First, for all his talk of protectionism, Trump is a rapacious neoliberal who has rewarded the 1 percent with personal and corporate tax cuts, as well as deregulation designed to funnel wealth upward. The superrich and their retainers in Washington have been willing to tolerate his misbehavior because his policies have lined their pockets.

Second, the endless Trump circus functions to divert the masses from the corporate looting that his administration and much of Congress is advancing behind the scenes to devastating effect.

Third, even as he serves the moneyed elite, the mendacious mogul currently occupying the White House has been deceptively labeled a “populist.” His base is widely (and, for the most part, falsely) considered to be “the working class”—the white and “heartland” working class more specifically.

The ruling class especially likes that. It allows it to point out what happens when the rabble is allowed to run rampant in politics, without proper checks and balances from the top down. It also gives it cover to suppress the genuine populism it fears most—democratic socialism. Unlike the reactionary “populism” of the right, which directs its rage at vulnerable communities, Bernie Sanders and his ilk are seriously and substantively opposed to corporate plutocracy and its enablers in the professional class.

Fourth, Trump’s awfulness lowers the bar for whoever might replace him in the White House. “Anybody but Trump” is understandable, but it opens the door for millions of Americans to gratefully welcome a Wall Street Democrat like Joe Biden, a cipher like Beto O’Rourke or, perish the thought, Hillary Rodham Clinton herself. Anybody-but-Trumpism is hard to resist, given the creeping fascism of our current president, but it intensifies the deadly superficiality of a candidate-selection process that functions to elect presidents well to the right of actual majority-progressive public opinion. And it marginalizes a genuine progressive like Sanders, who would likely have defeated Trump in 2016.

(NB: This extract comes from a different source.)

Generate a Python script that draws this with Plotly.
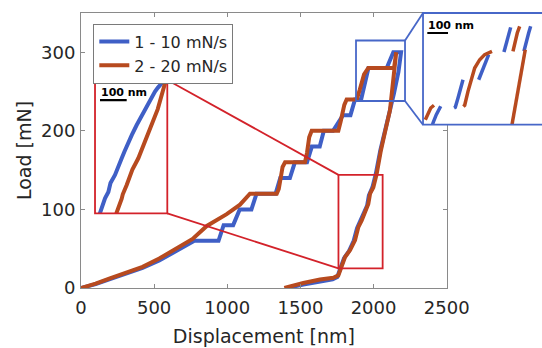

So could the dual pressures of the working and corporate classes end Trump’s presidency before the 2020 elections, whether through impeachment, the 25th Amendment or resignation? Up until last year, I felt highly confident in saying, “Not a chance,” given the durability of his base and Republican control of the Senate, where 67 votes are required to remove a president following impeachment in the House.

But things have changed radically since November.

  • The Mueller investigation, which likely contains blockbuster findings, is finally coming to a head—this after guilty pleas from Trump’s former campaign manager and deputy campaign manager, his former national security advisor, his personal lawyer and a bevy of lesser players, all of whom have turned state’s evidence on their former boss. It is distinctly possible that the final report will reveal Trump has engaged in criminal and impeachable activities.
  • Longtime fixer Michael Cohen named the president as an “unindicted co-conspirator” in criminal payoffs meant to keep Trump’s sexual peccadillos out of the media on the eve of the 2016 election.
  • Robert Mueller’s inquiry has invited separate inquiries into Trump’s business practices, his administration and his associates. Subjects include obstruction of justice, money laundering, influence peddling by Gulf monarchies, and corruption in Trump’s inauguration committee. It’s about much more than just alleged collusion with Russia.
  • The midterm elections damaged Trump’s stature in Washington, with the record Democratic turnout a referendum on his chaotic presidency.
  • The new Democrat-controlled House will bombard the administration with subpoenas, document requests and hearings that will certainly produce new disclosures of corruption, both in the executive branch and the Trump organization.
  • Numerous key White House personnel, including a chief of staff and a secretary of defense, have all but quit in disgust, and Trump is finding it difficult to fill the vacancies.
  • Top Republicans who were once strong Trump backers have publicly criticized some of his recent actions, including his unflagging support of the Saudi kingdom after the gory murder of Khashoggi, as well as his abrupt decision to withdraw U.S. troops from Syria. These Republicans have expressed open dismay over former Defense Secretary James Mattis’ resignation.
  • Trump’s approval rating has recently fallen to its lowest level since he infamously acknowledged “good people on both sides” of a neo-Nazi rally in Charlottesville, Va., in the summer of 2017.
  • U.S. stock markets just had their worst December since the Great Depression, with top financial analysts reporting widespread concern that Trump’s trade policies—above all his trade war with China—could bring on a recession.
  • Economic turmoil seems ever more imminent, something that will sink Trump’s approval rating to new lows, making him more of a liability than ever to many Senate and House Republicans.
  • An unhinged, increasingly isolated Trump has opened the new year with a ridiculous and highly unpopular government shutdown that has left roughly 800,000 federal workers without paychecks—all in the name of a preposterous wall along the southern border.

All of this and more could convince the rich and Republican elites that Trump’s presidency poses clear and present dangers to their economic and political bottom lines, and that it is therefore time to unseat him before the next national elections. Whether he stays or goes, however, the American ruling class is likely to escape a long-overdue rebellion that transcends the narrow confines of U.S. electoral and constitutional politics.